Singapore refiners cut August runs on poor margins 

REUTERS  
Singapore, Aug 2: Singapore refiners are being forced to run crude below capacity for August, as refining margins see limited signs of improvement, traders said on Monday. Shell Singapore said on Monday it would cut throughputs at its 59,0000 tonne-per-day (tpd) refinery to 30,000 tpd for August.

The August level compares with around 35,000 tpd that the refiner had run on average in July. It was the lowest throughput level seen for Shell Singapore since September, when it ran at just 49 per cent of capacity or 29,000 tpd.

Refiners in Singapore said that their basic refining margins have been in the red in the past month, with losses estimated at around 50 cents per barrel.

Complex margins were more varied, depending on the refinery configuration, but some refiners said they saw complex margins at around 20 cents per barrel in the negative.

"If you look at today, margins are better because crude prices have fallen sharply, but overall in the past month, crude has been expensive relative to products," said a refiner in Singapore. Other refiners were also running at levels below capacity.

Industry sources said that Esso Singapore was likely running its 2,20,000 barrels per day refinery (bpd) in Singapore at around half its capacity, although this could not be confirmed as officials at the company declined to comment on run rates.

Mobil Singapore said last month it had cut July runs at its Jurong refinery to 200,000 bpd, or 66 percent of capacity. Sources said the cuts would likely be maintained in August. Mobil's Singapore refinery has a capacity of 300,000 bpd.

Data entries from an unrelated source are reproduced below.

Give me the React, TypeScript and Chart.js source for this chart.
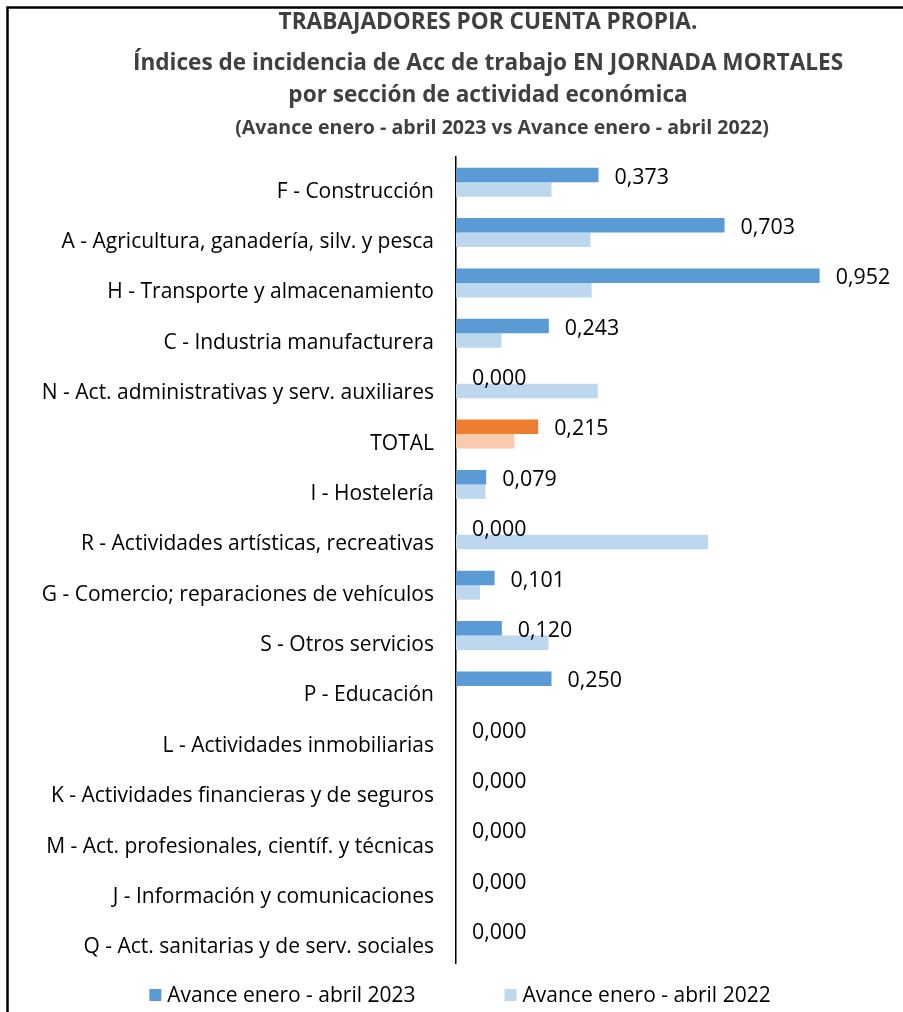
import React, { useEffect, useRef } from "react";
import { Chart, registerables } from "chart.js";

Chart.register(...registerables);

const categories = [
  "F - Construcción",
  "A - Agricultura, ganadería, silv. y pesca",
  "H - Transporte y almacenamiento",
  "C - Industria manufacturera",
  "N - Act. administrativas y serv. auxiliares",
  "TOTAL",
  "I - Hostelería",
  "R - Actividades artísticas, recreativas",
  "G - Comercio; reparaciones de vehículos",
  "S - Otros servicios",
  "P - Educación",
  "L - Actividades inmobiliarias",
  "K - Actividades financieras y de seguros",
  "M - Act. profesionales, científ. y técnicas",
  "J - Información y comunicaciones",
  "Q - Act. sanitarias y de serv. sociales",
];

const values2023 = [0.373, 0.703, 0.952, 0.243, 0.0, 0.215, 0.079, 0.0, 0.101, 0.12, 0.25, 0.0, 0.0, 0.0, 0.0, 0.0];
const values2022 = [0.25, 0.352, 0.355, 0.119, 0.371, 0.153, 0.077, 0.66, 0.063, 0.242, 0.0, 0.0, 0.0, 0.0, 0.0, 0.0];

const seriesLabels = ["Avance enero - abril 2023", "Avance enero - abril 2022"];
const totalCategory = "TOTAL";

const titleLines = [
  "TRABAJADORES POR CUENTA PROPIA.",
  "Índices de incidencia de Acc de trabajo EN JORNADA MORTALES",
  "por sección de actividad económica",
];
const subtitleLine = "(Avance enero - abril 2023 vs Avance enero - abril 2022)";

const FONT = "'Open Sans', Lato, sans-serif";
const BLUE = "#5B9BD5";
const LIGHT_BLUE = "#BDD7EE";
const ORANGE = "#ED7D31";
const LIGHT_ORANGE = "#F8CBAD";

const fmt = (v: number) => v.toFixed(3).replace(".", ",");

const decorPlugin = {
  id: "decor",
  afterDraw(chart: any) {
    const ctx = chart.ctx as CanvasRenderingContext2D;
    ctx.save();
    // frame
    ctx.strokeStyle = "#000";
    ctx.lineWidth = 2.5;
    ctx.beginPath();
    ctx.moveTo(7.5, chart.height);
    ctx.lineTo(7.5, 7.5);
    ctx.lineTo(chart.width, 7.5);
    ctx.stroke();

    // title
    ctx.fillStyle = "#404040";
    ctx.textAlign = "center";
    ctx.textBaseline = "middle";
    ctx.font = `bold 22.6px ${FONT}`;
    const titleY = [23, 64, 96];
    titleLines.forEach((t, i) => ctx.fillText(t, 488, titleY[i]));
    ctx.font = `bold 19.6px ${FONT}`;
    ctx.fillText(subtitleLine, 502, 128);

    // value labels for 2023 series
    const meta = chart.getDatasetMeta(0);
    ctx.font = `21.4px ${FONT}`;
    ctx.fillStyle = "#000";
    ctx.textAlign = "left";
    meta.data.forEach((bar: any, i: number) => {
      ctx.fillText(fmt(values2023[i]), bar.x + 16, bar.y + 2.5);
    });

    // legend
    ctx.font = `21px ${FONT}`;
    const ds = chart.data.datasets;
    const boxSize = 12;
    const textGap = 6;
    const itemGap = 89;
    const widths = ds.map((d: any) => boxSize + textGap + ctx.measureText(d.label).width);
    const total = widths.reduce((a: number, b: number) => a + b, 0) + itemGap * (ds.length - 1);
    let x = 460 - total / 2;
    const ly = 995;
    ds.forEach((d: any, i: number) => {
      ctx.fillStyle = d.legendColor;
      ctx.fillRect(x, ly - boxSize / 2, boxSize, boxSize);
      ctx.fillStyle = "#000";
      ctx.fillText(d.label, x + boxSize + textGap, ly + 1);
      x += widths[i] + itemGap;
    });
    ctx.restore();
  },
};

export default function App() {
  const ref = useRef<HTMLCanvasElement | null>(null);

  useEffect(() => {
    if (!ref.current) return;
    const chart = new Chart(ref.current, {
      type: "bar",
      data: {
        labels: categories,
        datasets: [
          {
            label: seriesLabels[0],
            data: values2023,
            backgroundColor: categories.map((c) => (c === totalCategory ? ORANGE : BLUE)),
            legendColor: BLUE,
            categoryPercentage: 0.575,
            barPercentage: 1,
            borderWidth: 0,
          } as any,
          {
            label: seriesLabels[1],
            data: values2022,
            backgroundColor: categories.map((c) => (c === totalCategory ? LIGHT_ORANGE : LIGHT_BLUE)),
            legendColor: LIGHT_BLUE,
            categoryPercentage: 0.575,
            barPercentage: 1,
            borderWidth: 0,
          } as any,
        ],
      },
      options: {
        indexAxis: "y",
        responsive: false,
        animation: false,
        devicePixelRatio: 1,
        layout: { padding: { top: 157, bottom: 49, left: 0, right: 65 } },
        scales: {
          x: { display: false, min: 0, max: 1 },
          y: {
            grid: { display: false, drawTicks: false },
            border: { display: true, color: "#000", width: 1.5 },
            ticks: {
              color: "#000",
              font: { family: FONT, size: 21 },
              padding: 22,
              labelOffset: 9.5,
              autoSkip: false,
            },
            afterFit: (s: any) => {
              s.width = 456;
            },
          },
        },
        plugins: {
          legend: { display: false },
          title: { display: false },
          tooltip: { enabled: false },
        },
      },
      plugins: [decorPlugin],
    });
    return () => chart.destroy();
  }, []);

  return (
    <div style={{ position: "absolute", left: 0, top: 0, width: 903, height: 1012, background: "#fff" }}>
      <canvas ref={ref} width={903} height={1012} style={{ width: 903, height: 1012, display: "block" }} />
    </div>
  );
}
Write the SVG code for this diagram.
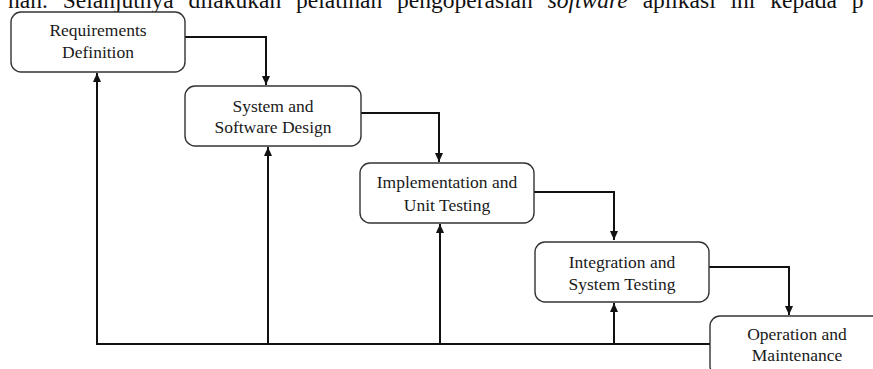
<svg xmlns="http://www.w3.org/2000/svg" width="873" height="369" viewBox="0 0 873 369">
<style>
.box{fill:#fff;stroke:#333;stroke-width:1.4}
.lbl{font-family:"Liberation Serif","Times New Roman",serif;font-size:17.5px;fill:#1a1a1a;text-anchor:middle}
.top{font-family:"Liberation Serif","Times New Roman",serif;font-size:23.5px;fill:#111;word-spacing:9px}
.con{fill:none;stroke:#111;stroke-width:2}
</style>
<defs>
<marker id="ah" markerUnits="userSpaceOnUse" markerWidth="10" markerHeight="10" viewBox="0 0 10 10" refX="9" refY="4" orient="auto">
<path d="M0,0 L9,4 L0,8 z" fill="#111"/>
</marker>
</defs>
<rect width="873" height="369" fill="#fff"/>
<text class="top" x="8" y="8">nan. Selanjutnya dilakukan pelatihan pengoperasian <tspan font-style="italic">software</tspan> aplikasi ini kepada p</text>
<g id="connectors">
<path class="con" d="M185,37 H266 V85" marker-end="url(#ah)"/>
<path class="con" d="M361,113 H439 V162" marker-end="url(#ah)"/>
<path class="con" d="M534,192 H614 V240" marker-end="url(#ah)"/>
<path class="con" d="M709,267 H789 V315" marker-end="url(#ah)"/>
<path class="con" d="M97,344 H710"/>
<path class="con" d="M97,345 V73" marker-end="url(#ah)"/>
<path class="con" d="M268,345 V147" marker-end="url(#ah)"/>
<path class="con" d="M440,345 V224" marker-end="url(#ah)"/>
<path class="con" d="M614,345 V303" marker-end="url(#ah)"/>
</g>
<g id="n1">
<rect class="box" x="11" y="12" width="174" height="60" rx="10"/>
<text class="lbl" x="98" y="36">Requirements</text>
<text class="lbl" x="98" y="58">Definition</text>
</g>
<g id="n2">
<rect class="box" x="185" y="86" width="176" height="60" rx="10"/>
<text class="lbl" x="273" y="112">System and</text>
<text class="lbl" x="273" y="133">Software Design</text>
</g>
<g id="n3">
<rect class="box" x="360" y="163" width="174" height="60" rx="10"/>
<text class="lbl" x="447" y="188">Implementation and</text>
<text class="lbl" x="447" y="211">Unit Testing</text>
</g>
<g id="n4">
<rect class="box" x="535" y="242" width="174" height="60" rx="10"/>
<text class="lbl" x="622" y="268">Integration and</text>
<text class="lbl" x="622" y="290">System Testing</text>
</g>
<g id="n5">
<rect class="box" x="710" y="316" width="174" height="60" rx="10"/>
<text class="lbl" x="797" y="340">Operation and</text>
<text class="lbl" x="797" y="361">Maintenance</text>
</g>
</svg>
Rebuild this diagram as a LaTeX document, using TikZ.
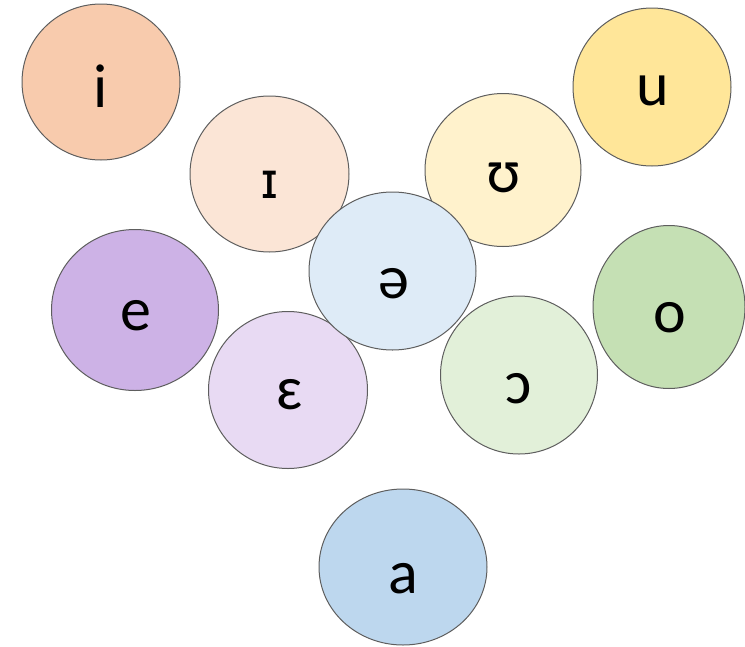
\documentclass[tikz,border=0pt]{standalone}
\usepackage{fontspec}
\setmainfont{Carlito}
\newfontfamily\ipafont{DejaVu Sans}
\usetikzlibrary{shapes.geometric}
\definecolor{cI}{HTML}{F8CBAD}
\definecolor{cIsmall}{HTML}{FBE5D6}
\definecolor{cU}{HTML}{FFE699}
\definecolor{cUsmall}{HTML}{FFF2CC}
\definecolor{cSchwa}{HTML}{DEEBF7}
\definecolor{cE}{HTML}{CDB2E6}
\definecolor{cEps}{HTML}{E8DAF3}
\definecolor{cOpen}{HTML}{E2F0D9}
\definecolor{cO}{HTML}{C5E0B4}
\definecolor{cA}{HTML}{BDD7EE}
\definecolor{edge}{HTML}{5E5E5E}
\tikzset{
  vowel/.style={ellipse, draw=edge, line width=1pt, inner sep=0pt},
  sym/.style={anchor=base, font=\fontsize{62}{62}\selectfont, text=black, inner sep=0pt},
}
\begin{document}
\begin{tikzpicture}[x=1pt,y=-1pt]
\useasboundingbox (0,0) rectangle (745,646);
\node[vowel, fill=cI, minimum width=158pt, minimum height=156pt] (ci) at (101,82) {};
\node[vowel, fill=cU, minimum width=158pt, minimum height=158pt] (cu) at (652,87) {};
\node[vowel, fill=cIsmall, minimum width=159pt, minimum height=156pt] (cI) at (269.5,174) {};
\node[vowel, fill=cUsmall, minimum width=156pt, minimum height=153pt] (cU) at (503,170) {};
\node[vowel, fill=cE, minimum width=167pt, minimum height=161pt] (ce) at (135,310) {};
\node[vowel, fill=cO, minimum width=152pt, minimum height=163pt] (co) at (669,307) {};
\node[vowel, fill=cEps, minimum width=159pt, minimum height=157pt] (cE) at (288,390) {};
\node[vowel, fill=cOpen, minimum width=157pt, minimum height=158pt] (cO) at (519,375) {};
\node[vowel, fill=cSchwa, minimum width=167pt, minimum height=158pt] (cs) at (392.5,271) {};
\node[vowel, fill=cA, minimum width=168pt, minimum height=156pt] (ca) at (403,567) {};
\node[sym] (ti) at (101,107) {i};
\node[sym] (tu) at (653,105) {u};
\node[sym, font=\ipafont\fontsize{50}{50}\selectfont] (tI) at (270,198) {ɪ};
\node[sym] (tU) at (504,192) {ʊ};
\node[sym] (ts) at (394,298) {ə};
\node[sym] (te) at (136,330) {e};
\node[sym] (to) at (670,332) {o};
\node[sym] (tE) at (290,409) {ɛ};
\node[sym] (tO) at (519,403) {ɔ};
\node[sym] (ta) at (403,593) {a};
\end{tikzpicture}
\end{document}
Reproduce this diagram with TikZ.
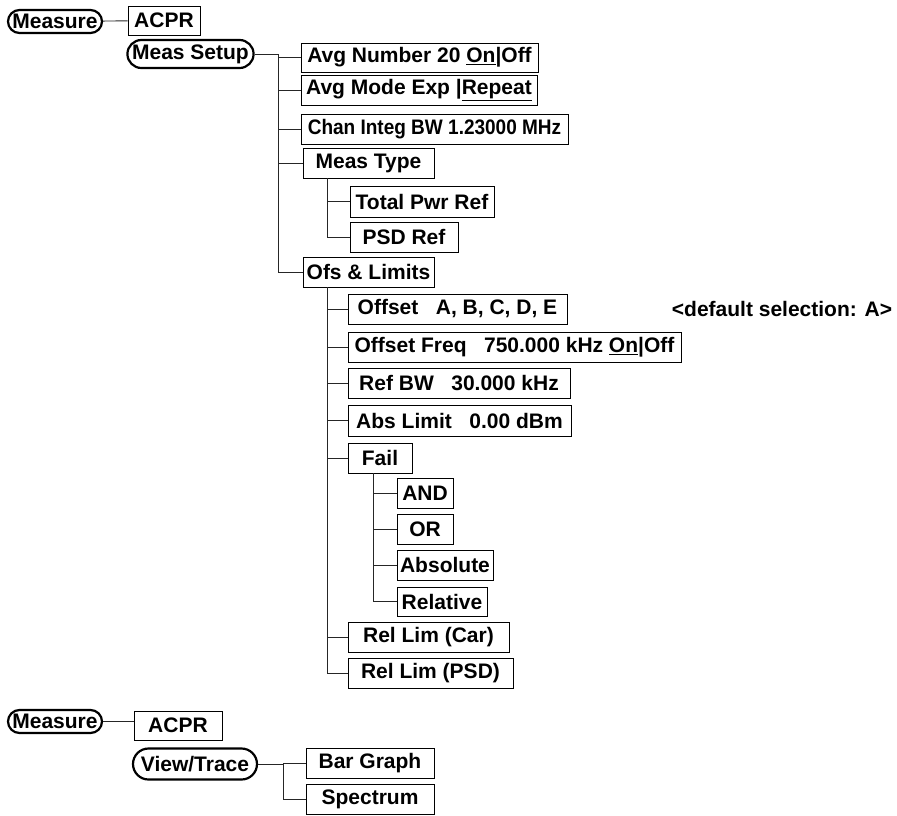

Singapore Petroleum Refining (SRC) had already said early last month that it would run its 285,000 bpd Merlimau refinery at 200,000 bpd in August, due to poor refining margins caused by overcapacity and poor Asian demand for products. For July, SRC ran an average of 250,000 bpd.

"The market hasn't changed very much from the beginning of the year, it's bad, it continues to be bad," said a trader with a major oil company.

Crude prices have risen in recent weeks, as a global supply glut was reduced after an agreement by the Organisation of Petroleum Exporting Countries (OPEC) to cut production.

Last week, benchmark Brent crude futures trading in London reached briefly a 20-month high level, on market confidence the producers' output cuts would be maintained. But products prices in Asia have lagged the crude price rise.

Analysts have said poor refining margins in Asia were due more to an increase in capacity than weak demand.

Mark Flannery of Credit Suisse First Boston said in a report last month that Asia's oil demand was expected to grow by 500,000 bpd this year, up 2.6 percent from 1998. But with new refining capacity coming up in Taiwan and India, the rise in demand this year would have limited impact in lifting refiners' margins.

Flannery forecast that complex margins in Singapore this year and next year would average around $1.00 per barrel, compared with his earlier forecast of $1.60 and $1.90, respectively.